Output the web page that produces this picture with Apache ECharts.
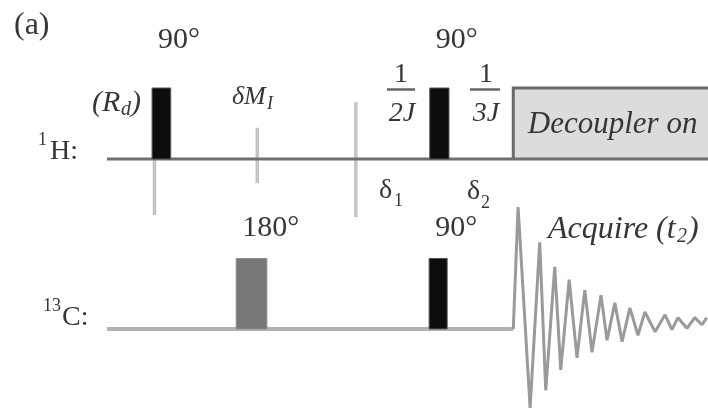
<!DOCTYPE html>
<html>
<head>
<meta charset="utf-8">
<script src="https://cdn.jsdelivr.net/npm/echarts@6/dist/echarts.min.js"></script>
<style>
  html, body { margin: 0; padding: 0; background: #fff; }
  #chart { width: 708px; height: 410px; }
</style>
</head>
<body>
<div id="chart"></div>
<script>
// HETCOR-style pulse sequence: 1H and 13C channels on a shared time axis (0..100).

// Pulses: [start, end, relative height]
const protonPulses = [[7.5, 10.6, 1.0], [53.7, 56.9, 1.0]];
const protonAngles = ['90°', '90°'];
const carbonPulses = [[21.5, 26.6, 1.0], [53.6, 56.6, 1.0]];
const carbonAngles = ['180°', '90°'];

// Broadband decoupling window on 1H: [start, end, height]
const decoupler = [[67.6, 100, 1.0]];

// Timing marks across the 1H line: [time, top, bottom]
const timingMarks = [[7.9, 0, -0.79], [25.0, 0.44, -0.34], [41.4, 0.80, -0.82]];

// Channel baselines: [start, end]
const protonLine = [0, 100];
const carbonLine = [0, 67.6];

// Free induction decay during acquisition
const fidTime = [67.6, 68.4, 70.4, 72.0, 73.0, 74.5, 75.5, 76.9, 78.2, 79.5, 80.7, 82.2, 83.2,
                 84.5, 85.7, 87.0, 88.35, 89.5, 91.2, 92.85, 94.0, 95.0, 96.5, 97.8, 99.0, 99.8];
const fidAmp  = [0, 1.73, -1.12, 1.23, -0.87, 0.88, -0.58, 0.70, -0.41, 0.55, -0.33, 0.48, -0.16,
                 0.37, -0.18, 0.30, -0.09, 0.24, -0.04, 0.20, -0.01, 0.16, 0.01, 0.16, 0.06, 0.16];

const SERIF = '"Liberation Serif", "Times New Roman", serif';
const INK = '#363636';

function pulseRenderer(angles, labelGap) {
  return function (params, api) {
    const p0 = api.coord([api.value(0), 0]);
    const p1 = api.coord([api.value(1), api.value(2)]);
    const angle = angles[params.dataIndex];
    const shaded = angle === '180°';
    return {
      type: 'group',
      children: [
        {
          type: 'rect',
          shape: { x: p0[0], y: p1[1], width: p1[0] - p0[0], height: p0[1] - p1[1] },
          style: { fill: shaded ? '#777' : '#0d0d0d', stroke: shaded ? '#8c8c8c' : '#555', lineWidth: 1 }
        },
        {
          type: 'text',
          style: {
            text: angle, x: p0[0] + 6, y: p1[1] - labelGap,
            font: '30px ' + SERIF, fill: INK,
            align: 'left', verticalAlign: 'middle', textAlign: 'left', textVerticalAlign: 'middle'
          }
        }
      ]
    };
  };
}

function text(str, x, y, size, opts) {
  opts = opts || {};
  const align = opts.align || 'left';
  return {
    type: 'text', x: x, y: y, z: 10,
    style: {
      text: str, font: (opts.italic ? 'italic ' : '') + size + 'px ' + SERIF, fill: INK,
      align: align, verticalAlign: 'middle', textAlign: align, textVerticalAlign: 'middle'
    }
  };
}

function bar(x1, x2, y) {
  return { type: 'line', z: 10, shape: { x1: x1, y1: y, x2: x2, y2: y }, style: { stroke: '#666', lineWidth: 2.5 } };
}

const chart = echarts.init(document.getElementById('chart'), null, { renderer: 'canvas' });

chart.setOption({
  animation: false,
  backgroundColor: '#fff',
  grid: [
    { left: 107, right: 0, top: 52.5, height: 177.5 },
    { left: 107, right: 0, top: 188, height: 222 }
  ],
  xAxis: [
    { type: 'value', gridIndex: 0, min: 0, max: 100, show: false },
    { type: 'value', gridIndex: 1, min: 0, max: 100, show: false }
  ],
  yAxis: [
    { type: 'value', gridIndex: 0, min: -1, max: 1.5, show: false },
    { type: 'value', gridIndex: 1, min: -1.15, max: 2.0, show: false }
  ],
  series: [
    // decoupler window (1H)
    {
      type: 'custom', xAxisIndex: 0, yAxisIndex: 0, z: 1, clip: false,
      data: decoupler,
      renderItem: function (params, api) {
        const p0 = api.coord([api.value(0), 0]);
        const p1 = api.coord([api.value(1), api.value(2)]);
        return {
          type: 'group',
          children: [
            { type: 'rect', shape: { x: p0[0], y: p1[1], width: p1[0] - p0[0], height: p0[1] - p1[1] },
              style: { fill: '#dcdcdc' } },
            { type: 'polyline', shape: { points: [[p0[0], p0[1]], [p0[0], p1[1]], [p1[0], p1[1]]] },
              style: { stroke: '#6a6a6a', lineWidth: 3, fill: null } },
            { type: 'text', style: {
                text: 'Decoupler on', x: (p0[0] + p1[0]) / 2 + 2, y: (p0[1] + p1[1]) / 2 + 1,
                font: 'italic 31px ' + SERIF, fill: INK,
                align: 'center', verticalAlign: 'middle', textAlign: 'center', textVerticalAlign: 'middle' } }
          ]
        };
      }
    },
    // timing marks
    {
      type: 'custom', xAxisIndex: 0, yAxisIndex: 0, z: 2, clip: false,
      data: timingMarks,
      renderItem: function (params, api) {
        const a = api.coord([api.value(0), api.value(1)]);
        const b = api.coord([api.value(0), api.value(2)]);
        return { type: 'line', shape: { x1: a[0], y1: a[1], x2: b[0], y2: b[1] },
                 style: { stroke: '#c4c4c4', lineWidth: 3.5 } };
      }
    },
    // 1H baseline
    {
      type: 'line', xAxisIndex: 0, yAxisIndex: 0, z: 3, symbol: 'none',
      data: [[protonLine[0], 0], [protonLine[1], 0]],
      lineStyle: { color: '#707070', width: 3 }
    },
    // 13C baseline
    {
      type: 'line', xAxisIndex: 1, yAxisIndex: 1, z: 3, symbol: 'none',
      data: [[carbonLine[0], 0], [carbonLine[1], 0]],
      lineStyle: { color: '#b2b2b2', width: 4 }
    },
    // 1H pulses
    {
      type: 'custom', xAxisIndex: 0, yAxisIndex: 0, z: 4, clip: false,
      data: protonPulses, renderItem: pulseRenderer(protonAngles, 48)
    },
    // 13C pulses
    {
      type: 'custom', xAxisIndex: 1, yAxisIndex: 1, z: 4, clip: false,
      data: carbonPulses, renderItem: pulseRenderer(carbonAngles, 30.5)
    },
    // FID
    {
      type: 'line', xAxisIndex: 1, yAxisIndex: 1, z: 4, symbol: 'none',
      data: fidTime.map(function (t, i) { return [t, fidAmp[i]]; }),
      lineStyle: { color: '#9a9a9a', width: 3 }
    }
  ],
  graphic: {
    elements: [
      text('(a)', 14, 26, 32),
      // channel names
      text('1', 38, 140, 18),
      text('H:', 50, 152, 28),
      text('13', 43, 306, 18),
      text('C:', 62, 318, 28),
      // relaxation delay
      text('(R', 92, 103, 30, { italic: true }),
      text('d', 121, 110, 20, { italic: true }),
      text(')', 131, 103, 30, { italic: true }),
      // midpoint of evolution period
      text('δM', 232, 97, 26, { italic: true }),
      text('I', 267, 104, 18, { italic: true }),
      // delays
      text('1', 401, 75, 28, { align: 'center' }),
      bar(387, 415, 89.5),
      text('2J', 402, 114, 28, { align: 'center', italic: true }),
      text('1', 486, 75, 28, { align: 'center' }),
      bar(470, 500, 89.5),
      text('3J', 486, 114, 28, { align: 'center', italic: true }),
      text('δ', 379, 191, 28),
      text('1', 394, 201, 18),
      text('δ', 467, 192, 28),
      text('2', 481, 203, 18),
      // acquisition
      text('Acquire (t', 548, 230, 32, { italic: true }),
      text('2', 677, 237, 20, { italic: true }),
      text(')', 688, 230, 32, { italic: true })
    ]
  }
});
</script>
</body>
</html>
:::::
__WHAT NEEDS TO BE DONE__
Omitting all images, print the listing exactly.

__EXERCISE OUTPUT__
Output the web page that produces this picture with Apache ECharts.
<!DOCTYPE html>
<html>
<head>
<meta charset="utf-8">
<script src="https://cdn.jsdelivr.net/npm/echarts@6/dist/echarts.min.js"></script>
<style>
  html, body { margin: 0; padding: 0; background: #fff; }
  #chart { width: 708px; height: 410px; }
</style>
</head>
<body>
<div id="chart"></div>
<script>
// HETCOR-style pulse sequence: 1H and 13C channels on a shared time axis (0..100).

// Pulses: [start, end, relative height]
const protonPulses = [[7.5, 10.6, 1.0], [53.7, 56.9, 1.0]];
const protonAngles = ['90°', '90°'];
const carbonPulses = [[21.5, 26.6, 1.0], [53.6, 56.6, 1.0]];
const carbonAngles = ['180°', '90°'];

// Broadband decoupling window on 1H: [start, end, height]
const decoupler = [[67.6, 100, 1.0]];

// Timing marks across the 1H line: [time, top, bottom]
const timingMarks = [[7.9, 0, -0.79], [25.0, 0.44, -0.34], [41.4, 0.80, -0.82]];

// Channel baselines: [start, end]
const protonLine = [0, 100];
const carbonLine = [0, 67.6];

// Free induction decay during acquisition
const fidTime = [67.6, 68.4, 70.4, 72.0, 73.0, 74.5, 75.5, 76.9, 78.2, 79.5, 80.7, 82.2, 83.2,
                 84.5, 85.7, 87.0, 88.35, 89.5, 91.2, 92.85, 94.0, 95.0, 96.5, 97.8, 99.0, 99.8];
const fidAmp  = [0, 1.73, -1.12, 1.23, -0.87, 0.88, -0.58, 0.70, -0.41, 0.55, -0.33, 0.48, -0.16,
                 0.37, -0.18, 0.30, -0.09, 0.24, -0.04, 0.20, -0.01, 0.16, 0.01, 0.16, 0.06, 0.16];

const SERIF = '"Liberation Serif", "Times New Roman", serif';
const INK = '#363636';

function pulseRenderer(angles, labelGap) {
  return function (params, api) {
    const p0 = api.coord([api.value(0), 0]);
    const p1 = api.coord([api.value(1), api.value(2)]);
    const angle = angles[params.dataIndex];
    const shaded = angle === '180°';
    return {
      type: 'group',
      children: [
        {
          type: 'rect',
          shape: { x: p0[0], y: p1[1], width: p1[0] - p0[0], height: p0[1] - p1[1] },
          style: { fill: shaded ? '#777' : '#0d0d0d', stroke: shaded ? '#8c8c8c' : '#555', lineWidth: 1 }
        },
        {
          type: 'text',
          style: {
            text: angle, x: p0[0] + 6, y: p1[1] - labelGap,
            font: '30px ' + SERIF, fill: INK,
            align: 'left', verticalAlign: 'middle', textAlign: 'left', textVerticalAlign: 'middle'
          }
        }
      ]
    };
  };
}

function text(str, x, y, size, opts) {
  opts = opts || {};
  const align = opts.align || 'left';
  return {
    type: 'text', x: x, y: y, z: 10,
    style: {
      text: str, font: (opts.italic ? 'italic ' : '') + size + 'px ' + SERIF, fill: INK,
      align: align, verticalAlign: 'middle', textAlign: align, textVerticalAlign: 'middle'
    }
  };
}

function bar(x1, x2, y) {
  return { type: 'line', z: 10, shape: { x1: x1, y1: y, x2: x2, y2: y }, style: { stroke: '#666', lineWidth: 2.5 } };
}

const chart = echarts.init(document.getElementById('chart'), null, { renderer: 'canvas' });

chart.setOption({
  animation: false,
  backgroundColor: '#fff',
  grid: [
    { left: 107, right: 0, top: 52.5, height: 177.5 },
    { left: 107, right: 0, top: 188, height: 222 }
  ],
  xAxis: [
    { type: 'value', gridIndex: 0, min: 0, max: 100, show: false },
    { type: 'value', gridIndex: 1, min: 0, max: 100, show: false }
  ],
  yAxis: [
    { type: 'value', gridIndex: 0, min: -1, max: 1.5, show: false },
    { type: 'value', gridIndex: 1, min: -1.15, max: 2.0, show: false }
  ],
  series: [
    // decoupler window (1H)
    {
      type: 'custom', xAxisIndex: 0, yAxisIndex: 0, z: 1, clip: false,
      data: decoupler,
      renderItem: function (params, api) {
        const p0 = api.coord([api.value(0), 0]);
        const p1 = api.coord([api.value(1), api.value(2)]);
        return {
          type: 'group',
          children: [
            { type: 'rect', shape: { x: p0[0], y: p1[1], width: p1[0] - p0[0], height: p0[1] - p1[1] },
              style: { fill: '#dcdcdc' } },
            { type: 'polyline', shape: { points: [[p0[0], p0[1]], [p0[0], p1[1]], [p1[0], p1[1]]] },
              style: { stroke: '#6a6a6a', lineWidth: 3, fill: null } },
            { type: 'text', style: {
                text: 'Decoupler on', x: (p0[0] + p1[0]) / 2 + 2, y: (p0[1] + p1[1]) / 2 + 1,
                font: 'italic 31px ' + SERIF, fill: INK,
                align: 'center', verticalAlign: 'middle', textAlign: 'center', textVerticalAlign: 'middle' } }
          ]
        };
      }
    },
    // timing marks
    {
      type: 'custom', xAxisIndex: 0, yAxisIndex: 0, z: 2, clip: false,
      data: timingMarks,
      renderItem: function (params, api) {
        const a = api.coord([api.value(0), api.value(1)]);
        const b = api.coord([api.value(0), api.value(2)]);
        return { type: 'line', shape: { x1: a[0], y1: a[1], x2: b[0], y2: b[1] },
                 style: { stroke: '#c4c4c4', lineWidth: 3.5 } };
      }
    },
    // 1H baseline
    {
      type: 'line', xAxisIndex: 0, yAxisIndex: 0, z: 3, symbol: 'none',
      data: [[protonLine[0], 0], [protonLine[1], 0]],
      lineStyle: { color: '#707070', width: 3 }
    },
    // 13C baseline
    {
      type: 'line', xAxisIndex: 1, yAxisIndex: 1, z: 3, symbol: 'none',
      data: [[carbonLine[0], 0], [carbonLine[1], 0]],
      lineStyle: { color: '#b2b2b2', width: 4 }
    },
    // 1H pulses
    {
      type: 'custom', xAxisIndex: 0, yAxisIndex: 0, z: 4, clip: false,
      data: protonPulses, renderItem: pulseRenderer(protonAngles, 48)
    },
    // 13C pulses
    {
      type: 'custom', xAxisIndex: 1, yAxisIndex: 1, z: 4, clip: false,
      data: carbonPulses, renderItem: pulseRenderer(carbonAngles, 30.5)
    },
    // FID
    {
      type: 'line', xAxisIndex: 1, yAxisIndex: 1, z: 4, symbol: 'none',
      data: fidTime.map(function (t, i) { return [t, fidAmp[i]]; }),
      lineStyle: { color: '#9a9a9a', width: 3 }
    }
  ],
  graphic: {
    elements: [
      text('(a)', 14, 26, 32),
      // channel names
      text('1', 38, 140, 18),
      text('H:', 50, 152, 28),
      text('13', 43, 306, 18),
      text('C:', 62, 318, 28),
      // relaxation delay
      text('(R', 92, 103, 30, { italic: true }),
      text('d', 121, 110, 20, { italic: true }),
      text(')', 131, 103, 30, { italic: true }),
      // midpoint of evolution period
      text('δM', 232, 97, 26, { italic: true }),
      text('I', 267, 104, 18, { italic: true }),
      // delays
      text('1', 401, 75, 28, { align: 'center' }),
      bar(387, 415, 89.5),
      text('2J', 402, 114, 28, { align: 'center', italic: true }),
      text('1', 486, 75, 28, { align: 'center' }),
      bar(470, 500, 89.5),
      text('3J', 486, 114, 28, { align: 'center', italic: true }),
      text('δ', 379, 191, 28),
      text('1', 394, 201, 18),
      text('δ', 467, 192, 28),
      text('2', 481, 203, 18),
      // acquisition
      text('Acquire (t', 548, 230, 32, { italic: true }),
      text('2', 677, 237, 20, { italic: true }),
      text(')', 688, 230, 32, { italic: true })
    ]
  }
});
</script>
</body>
</html>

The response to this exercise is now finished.